> [Exercise objective]: Return the material exactly, first line through the line containing "rectangle (1198, 760);", and nothing more. Pictures stay out.

> [Dataset section]:
※ ※ ※
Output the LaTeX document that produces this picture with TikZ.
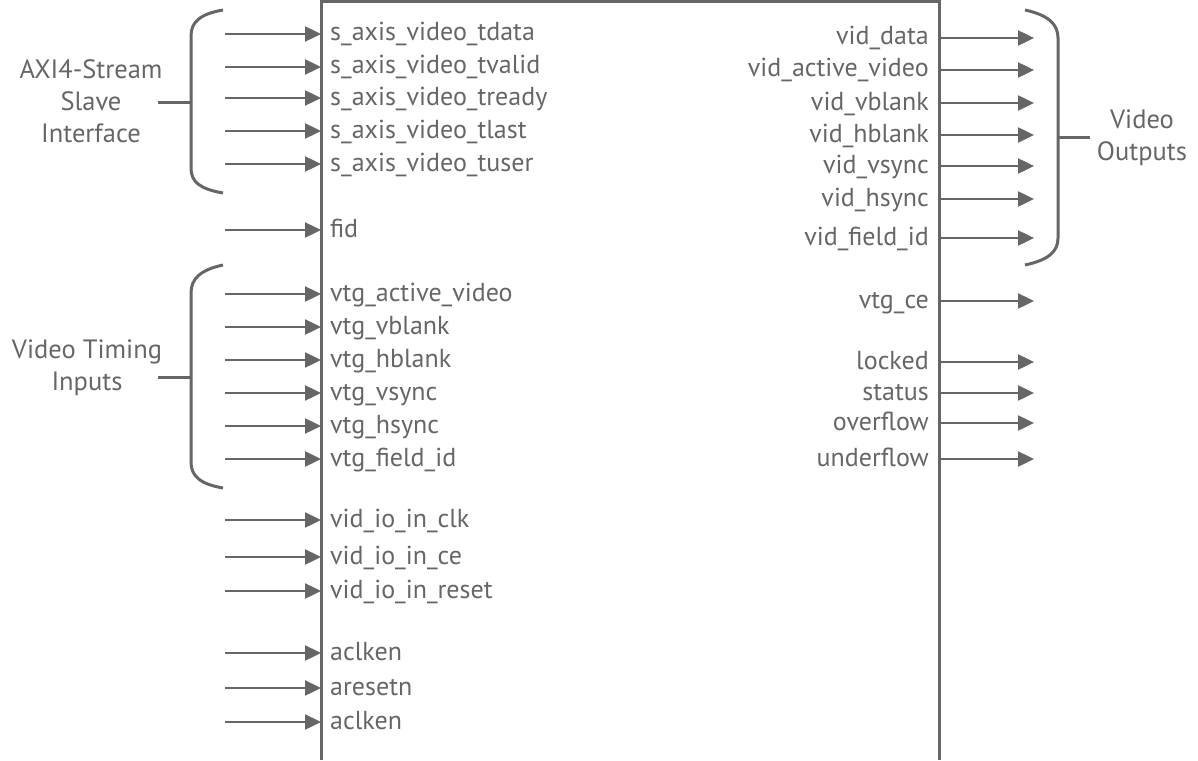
\documentclass[tikz,border=0pt]{standalone}
\usepackage{fontspec}
\setmainfont{PT Sans}
\usepackage{tikz}
\usetikzlibrary{arrows.meta, positioning}
\definecolor{wiregray}{RGB}{102,102,102}
\tikzset{
  wire/.style={draw=wiregray, line width=3pt},
  sigarrow/.style={draw=wiregray, line width=2.4pt, -{Triangle[length=16pt, width=15pt]}},
  insig/.style={anchor=west, inner sep=0pt, text height=14pt, text depth=0pt, text=wiregray, font=\fontsize{26}{30}\selectfont},
  outsig/.style={anchor=east, inner sep=0pt, text height=14pt, text depth=0pt, text=wiregray, font=\fontsize{26}{30}\selectfont},
  grouplbl/.style={align=center, inner sep=0pt, text=wiregray, font=\fontsize{26.5}{32}\selectfont},
}

\begin{document}
\begin{tikzpicture}[x=1pt, y=-1pt]
        \useasboundingbox (0, 0) rectangle (1198, 760);

        % the core block, open at the bottom
        \coordinate (boxtl) at (321, 1.5);
        \coordinate (boxtr) at (939, 1.5);
        \draw [wire] (321, 760) -- (boxtl) -- (boxtr) -- (939, 760);

        \coordinate (instart) at (225, 0);
        \coordinate (outend) at (1034, 0);

        % inputs
        \node[insig] at (330, 34)   (tdata) {s\_axis\_video\_tdata};
        \node[insig] at (330, 67)   (tvalid) {s\_axis\_video\_tvalid};
        \node[insig] at (330, 98)   (tready) {s\_axis\_video\_tready};
        \node[insig] at (330, 131)  (tlast) {s\_axis\_video\_tlast};
        \node[insig] at (330, 164)  (tuser) {s\_axis\_video\_tuser};
        \node[insig] at (330, 230)  (fid) {fid};
        \node[insig] at (330, 294)  (vtgact) {vtg\_active\_video};
        \node[insig] at (330, 327)  (vtgvb) {vtg\_vblank};
        \node[insig] at (330, 360)  (vtghb) {vtg\_hblank};
        \node[insig] at (330, 393)  (vtgvs) {vtg\_vsync};
        \node[insig] at (330, 426)  (vtghs) {vtg\_hsync};
        \node[insig] at (330, 459)  (vtgfid) {vtg\_field\_id};
        \node[insig] at (330, 520)  (ioclk) {vid\_io\_in\_clk};
        \node[insig] at (330, 557)  (ioce) {vid\_io\_in\_ce};
        \node[insig] at (330, 591)  (iorst) {vid\_io\_in\_reset};
        \node[insig] at (330, 653)  (aclkenA) {aclken};
        \node[insig] at (330, 688)  (aresetn) {aresetn};
        \node[insig] at (330, 722)  (aclkenB) {aclken};

        \draw [sigarrow] (tdata.west -| instart) -- (tdata.west -| boxtl);
        \draw [sigarrow] (tvalid.west -| instart) -- (tvalid.west -| boxtl);
        \draw [sigarrow] (tready.west -| instart) -- (tready.west -| boxtl);
        \draw [sigarrow] (tlast.west -| instart) -- (tlast.west -| boxtl);
        \draw [sigarrow] (tuser.west -| instart) -- (tuser.west -| boxtl);
        \draw [sigarrow] (fid.west -| instart) -- (fid.west -| boxtl);
        \draw [sigarrow] (vtgact.west -| instart) -- (vtgact.west -| boxtl);
        \draw [sigarrow] (vtgvb.west -| instart) -- (vtgvb.west -| boxtl);
        \draw [sigarrow] (vtghb.west -| instart) -- (vtghb.west -| boxtl);
        \draw [sigarrow] (vtgvs.west -| instart) -- (vtgvs.west -| boxtl);
        \draw [sigarrow] (vtghs.west -| instart) -- (vtghs.west -| boxtl);
        \draw [sigarrow] (vtgfid.west -| instart) -- (vtgfid.west -| boxtl);
        \draw [sigarrow] (ioclk.west -| instart) -- (ioclk.west -| boxtl);
        \draw [sigarrow] (ioce.west -| instart) -- (ioce.west -| boxtl);
        \draw [sigarrow] (iorst.west -| instart) -- (iorst.west -| boxtl);
        \draw [sigarrow] (aclkenA.west -| instart) -- (aclkenA.west -| boxtl);
        \draw [sigarrow] (aresetn.west -| instart) -- (aresetn.west -| boxtl);
        \draw [sigarrow] (aclkenB.west -| instart) -- (aclkenB.west -| boxtl);

        % outputs
        \node[outsig] at (929, 38)   (viddata) {vid\_data};
        \node[outsig] at (929, 70)   (vidact) {vid\_active\_video};
        \node[outsig] at (929, 103)  (vidvb) {vid\_vblank};
        \node[outsig] at (929, 135)  (vidhb) {vid\_hblank};
        \node[outsig] at (929, 166)  (vidvs) {vid\_vsync};
        \node[outsig] at (929, 199)  (vidhs) {vid\_hsync};
        \node[outsig] at (929, 238)  (vidfid) {vid\_field\_id};
        \node[outsig] at (929, 301)  (vtgce) {vtg\_ce};
        \node[outsig] at (929, 362)  (locked) {locked};
        \node[outsig] at (929, 393)  (status) {status};
        \node[outsig] at (929, 423)  (overflow) {overflow};
        \node[outsig] at (929, 459)  (underflow) {underflow};

        \draw [sigarrow] (viddata.east -| boxtr) -- (viddata.east -| outend);
        \draw [sigarrow] (vidact.east -| boxtr) -- (vidact.east -| outend);
        \draw [sigarrow] (vidvb.east -| boxtr) -- (vidvb.east -| outend);
        \draw [sigarrow] (vidhb.east -| boxtr) -- (vidhb.east -| outend);
        \draw [sigarrow] (vidvs.east -| boxtr) -- (vidvs.east -| outend);
        \draw [sigarrow] (vidhs.east -| boxtr) -- (vidhs.east -| outend);
        \draw [sigarrow] (vidfid.east -| boxtr) -- (vidfid.east -| outend);
        \draw [sigarrow] (vtgce.east -| boxtr) -- (vtgce.east -| outend);
        \draw [sigarrow] (locked.east -| boxtr) -- (locked.east -| outend);
        \draw [sigarrow] (status.east -| boxtr) -- (status.east -| outend);
        \draw [sigarrow] (overflow.east -| boxtr) -- (overflow.east -| outend);
        \draw [sigarrow] (underflow.east -| boxtr) -- (underflow.east -| outend);

        % group braces and their labels
        \node[grouplbl] at (91, 101) (axilbl) {AXI4-Stream\\Slave\\Interface};
        \node[grouplbl] at (87, 368) (vtilbl) {Video Timing\\Inputs};
        \node[grouplbl] at (1142, 138) (vidlbl) {Video\\Outputs};

        \coordinate (axibr) at (191, 102);
        \coordinate (vtibr) at (191, 377);
        \coordinate (vidbr) at (1058, 137);

        \draw [wire] (223, 10) .. controls (200, 14) and (191, 22) .. (191, 36) -- (191, 168)
              .. controls (191, 182) and (200, 189) .. (223, 193);
        \draw [wire] (223, 265) .. controls (200, 270) and (191, 279) .. (191, 293) -- (191, 462)
              .. controls (191, 476) and (200, 484) .. (223, 488);
        \draw [wire] (1025, 10) .. controls (1048, 15) and (1058, 24) .. (1058, 38) -- (1058, 238)
              .. controls (1058, 252) and (1048, 260) .. (1025, 265);
        \draw [wire] (axibr) -- ++(-33, 0);
        \draw [wire] (vtibr) -- ++(-33, 0);
        \draw [wire] (vidbr) -- ++(32, 0);
\end{tikzpicture}
\end{document}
※ ※ ※
> [The completed task]:
Output the LaTeX document that produces this picture with TikZ.
\documentclass[tikz,border=0pt]{standalone}
\usepackage{fontspec}
\setmainfont{PT Sans}
\usepackage{tikz}
\usetikzlibrary{arrows.meta, positioning}
\definecolor{wiregray}{RGB}{102,102,102}
\tikzset{
  wire/.style={draw=wiregray, line width=3pt},
  sigarrow/.style={draw=wiregray, line width=2.4pt, -{Triangle[length=16pt, width=15pt]}},
  insig/.style={anchor=west, inner sep=0pt, text height=14pt, text depth=0pt, text=wiregray, font=\fontsize{26}{30}\selectfont},
  outsig/.style={anchor=east, inner sep=0pt, text height=14pt, text depth=0pt, text=wiregray, font=\fontsize{26}{30}\selectfont},
  grouplbl/.style={align=center, inner sep=0pt, text=wiregray, font=\fontsize{26.5}{32}\selectfont},
}

\begin{document}
\begin{tikzpicture}[x=1pt, y=-1pt]
        \useasboundingbox (0, 0) rectangle (1198, 760);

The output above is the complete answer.